Dash had fallen asleep in the car on the way to the ultrasound appointment, and was still groggy as the tech gelled up his neck and rolled her wand over it. He was still and compliant, the model of a good patient or a sick child. I knew he was just sleepy, and he always takes a long time to wake up, but a small part of me wanted him to squirm and shout, just to show the tech (i.e. me) how healthy he was.
I held his head and his hand and chatted with him while I watched the tech take measurements on the screen. I did not lose my shit.
All ultrasounds pretty much look the same. If you’d told me Dash’s lymph nodes were jelly beans or my own ovaries, I would have believed it. Still, I tried to commit the images to memory. Later, as Dash ran around a hot, empty park, I searched the Internet for pictures of malignant lymph nodes and healthy ones. Would I call Dash’s nodes round or oval? I couldn’t remember. It seemed to matter. Everything looked the same.
As I Googled, my body chanted danger danger danger, transporting me to the days of fertility treatment, miscarriage and cancer—all those times my future has hung on the results of medical tests. But as true as that feeling was, I knew with equal certainty that cancer wasn’t the end of the world. That’s the weird thing about trauma. It makes you stronger and more vulnerable at the same time.
I texted an epidemiologist friend, who reminded me of the same: Most kids survive lymphoma and leukemia these days. (I have two friends who lost nephews—separate nephews—to leukemia. For them this parenthetical is not a parenthetical. For them “most” means nothing.) Most adults survive these cancers too.

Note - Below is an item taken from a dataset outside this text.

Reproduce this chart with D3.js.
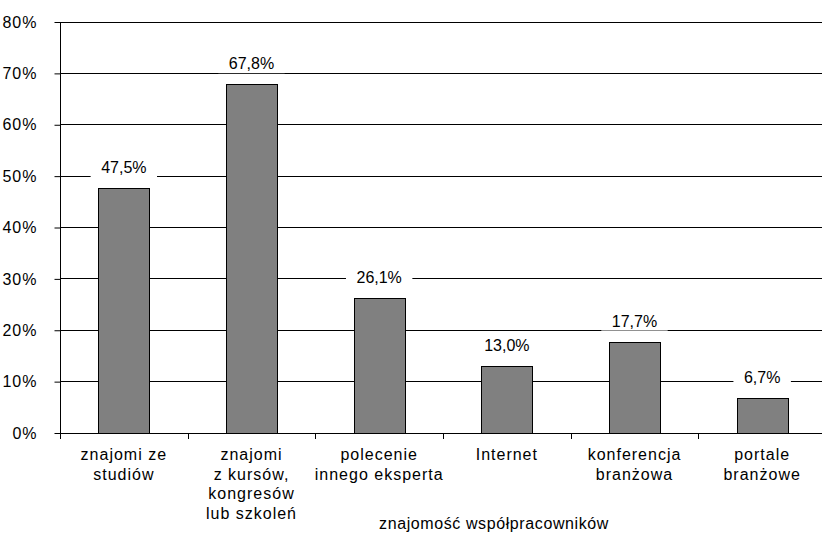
<!DOCTYPE html>
<html>
<head>
<meta charset="utf-8">
<script src="https://cdn.jsdelivr.net/npm/d3@7"></script>
<style>
  html, body { margin: 0; padding: 0; background: #fff; overflow: hidden; }
  svg { display: block; }
  text { font-family: "Liberation Sans", Arial, sans-serif; fill: #000; }
</style>
</head>
<body>
<svg id="chart" width="822" height="534"></svg>
<script>
// Źródła kontaktu z ekspertem
const categories = [
  ["znajomi ze", "studiów"],
  ["znajomi", "z kursów,", "kongresów", "lub szkoleń"],
  ["polecenie", "innego eksperta"],
  ["Internet"],
  ["konferencja", "branżowa"],
  ["portale", "branżowe"]
];
const values = [47.5, 67.8, 26.1, 13.0, 17.7, 6.7];
const yTicks = [0, 10, 20, 30, 40, 50, 60, 70, 80];
const axisTitle = "znajomość  współpracowników";

const svg = d3.select("#chart");
const W = 822, H = 534;
const x0 = 60, x1 = 826;
const yTop = 21.5, yBot = 432.5;

const x = d3.scaleBand().domain(d3.range(categories.length)).range([x0, x1]).paddingInner(0.6).paddingOuter(0.3);
const xb = d3.scaleBand().domain(d3.range(categories.length)).range([x0, x1]);
const y = d3.scaleLinear().domain([0, 80]).range([yBot, yTop]);
const fmt = v => v.toFixed(1).replace(".", ",") + "%";

// gridlines
svg.append("g").selectAll("line").data(yTicks.filter(t => t > 0)).join("line")
  .attr("x1", x0).attr("x2", W)
  .attr("y1", d => Math.round(y(d)) + 0.5).attr("y2", d => Math.round(y(d)) + 0.5)
  .attr("stroke", "#000").attr("stroke-width", 1);

// y axis
const yAxis = d3.axisLeft(y).tickValues(yTicks).tickSize(6).tickPadding(17).tickFormat(d => d + "%");
const gy = svg.append("g").attr("transform", `translate(${x0 + 0.5},0.5)`).call(yAxis);
gy.select(".domain").attr("stroke", "#000").attr("d", `M0,${yTop}V${yBot}`);
gy.selectAll(".tick line").attr("stroke", "#000");
gy.selectAll(".tick text").style("font-size", "16px").style("letter-spacing", "1px")
  .attr("font-family", "Liberation Sans, Arial, sans-serif").attr("fill", "#000");

// bars
svg.append("g").selectAll("rect").data(values).join("rect")
  .attr("x", (d, i) => Math.round(x(i)) + 0.5)
  .attr("y", d => Math.round(y(d)) + 0.5)
  .attr("width", Math.round(x.bandwidth()))
  .attr("height", d => Math.round(y(0)) - Math.round(y(d)))
  .attr("fill", "#808080").attr("stroke", "#000").attr("stroke-width", 1);

// x axis line and category separators
const gx = svg.append("g");
gx.append("line").attr("x1", x0).attr("x2", W)
  .attr("y1", Math.round(yBot) + 0.5).attr("y2", Math.round(yBot) + 0.5).attr("stroke", "#000");
gx.selectAll("line.sep").data(d3.range(categories.length + 1)).join("line").attr("class", "sep")
  .attr("x1", i => Math.round(x0 + i * xb.step()) + 0.5).attr("x2", i => Math.round(x0 + i * xb.step()) + 0.5)
  .attr("y1", Math.round(yBot)).attr("y2", Math.round(yBot) + 6).attr("stroke", "#000");

// category labels
const cl = svg.append("g").selectAll("text").data(categories).join("text")
  .attr("text-anchor", "middle").style("font-size", "16px").style("letter-spacing", "1px")
  .attr("x", (d, i) => xb(i) + xb.bandwidth() / 2)
  .attr("y", 460);
cl.selectAll("tspan").data(d => d).join("tspan")
  .attr("x", function () { return d3.select(this.parentNode).attr("x"); })
  .attr("dy", (d, i) => i === 0 ? 0 : 19.5)
  .text(d => d);

// value labels on white boxes
const lg = svg.append("g").selectAll("g").data(values).join("g")
  .attr("transform", (d, i) => `translate(${x(i) + x.bandwidth() / 2},${y(d) - 15})`);
lg.append("text").attr("text-anchor", "middle")
  .attr("font-family", "'Liberation Sans Narrow', 'Arial Narrow', sans-serif")
  .style("font-size", "16px").text(d => fmt(d));
lg.each(function () {
  const g = d3.select(this);
  const bb = g.select("text").node().getBBox();
  g.insert("rect", "text").attr("x", bb.x - 10.5).attr("y", bb.y - 1)
    .attr("width", bb.width + 21).attr("height", bb.height + 2).attr("fill", "#fff");
});

// axis title
svg.append("text").attr("x", 494).attr("y", 529).attr("text-anchor", "middle")
  .style("font-size", "16px").style("letter-spacing", "0.6px").text(axisTitle);
</script>
</body>
</html>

And guess what: Dash is fine. With only nominal guilt, I harassed the doctor’s office into rushing the results, and they came back marked “mildly prominent, nonspecific, possibly reactive,” which is medical speak for “yeah, he has snot draining into his head and it made his neck bulge.”
The sun came out again in my little corner of the world. (I mean this figuratively, because in L.A. it was already so apocalyptically hot and dry that Dash’s hair stood on end after one trip down the slide Wednesday.) It wasn’t lost on me that I was where I was—breathing a deep sigh of relief that my son was healthy—because of luck and good health care. So many people forget that when they vote: Those nice things you have? Most of them aren’t because of you. Some of them are directly or indirectly on the backs of others. Some are just a roll of the dice.
To be the healthy parent of a healthy child you were fortunate enough to adopt. That is everything. To remember that my job isn’t to hoard what I can and hiss and scratch to keep others away—that’s only possible when I feel at least a little bit safe.
I believe that people who voted for Trump don’t feel safe. Some of them are right about their vulnerability, but wrong about the reasons. To them I want to say:
Dude, I get the fear. And I know how hard it is to walk toward the thing that terrifies you. Maybe for you a brown America feels like the Huntington-Hill Imaging Center feels to me—like the edge of the abyss. But it’s made of metal and plastic, polyester and people. Only the abyss is the abyss. The rest you just have to walk into.